A criação da Babel despeja pelo mundo homens que falam línguas diferentes: todos os rostos, corpos e vozes de Paulo José, encarnados nos personagens que o ator interpretou em sua carreira no teatro, na televisão e no cinema. Este filme é um ensaio cinematográfico sobre este que é um dos maiores artistas do Brasil, no ano em que completa oitenta anos de vida.
Com depoimentos de Dina Sfat, Joana Fomm, Marília Pera, Milton Gonçalves, Flavio Migliccio, Helena Ignez, Matheus Nachtergaele, Selton Mello (que o dirigiu em “O Palhaço”) e tantos outros, “Todos os Paulos do Mundo” é uma sobre a liberdade. Uma confissão ideológica que iguala “Todas as Mulheres do Mundo” a “Acossado”, de Jean-Luc Godard, que cita Walt Whitman, e o “violino que toca o homem”, relembra “Hiroshima Meu Amor”, de Alain Resnais e o alter-ego dos diretores.
Paulo José transgrediu a própria arte quando dá uma baforada de maconha e o “gostar de apanhar de uma mulher”. É um “príncipe branco”. E a “fantástica criação do imaginário”. “Eu nunca continuo o personagem, faço sempre o mesmo”, diz.
“No close, você tem que estar habitado por dentro.
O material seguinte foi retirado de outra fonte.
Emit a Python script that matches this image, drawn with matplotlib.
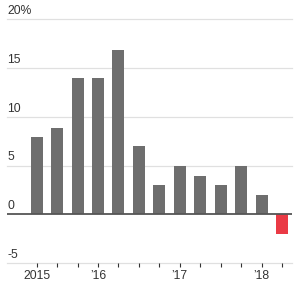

Se o espectador olhar no fundo do meu olho, ver que em gente morando lá dentro ”, poetiza. Ser ator é estar “aberto ao significado do cinema”, “ser material da ação”. Paulo “detesta o exibicionismo do ator”. Aqui, é uma aula de roteiro pelo “professor” homenageado.
“Todos os Paulos do Mundo” busca a essência de Paulo. Busca a experiência que determina os valores. A comédia que expõe o ridículo, as mazelas. “O Cinema Novo era muito sisudo”, diz. “O relógio é simbólico. Agora meu tempo é ser agora”, complementa e recebe dos amigos uma festa pelos oitenta anos de vida, quase toda dedicada ao ofício de ser outra pessoa a fim de experimentar possibilidades, medos, superações, limitações e expansões existenciais.
“Na vida, tem que fazer o que a gente sabe fazer. Sou palhaço!”, finaliza. O documentário nos conduz pela fluidez, leveza, despretensão, nos imergindo no universo cerebral de Paulo José, à moda de “Quero Ser John Malkovich”, de Spike Jonze. Sim, todos querem ser Paulo José.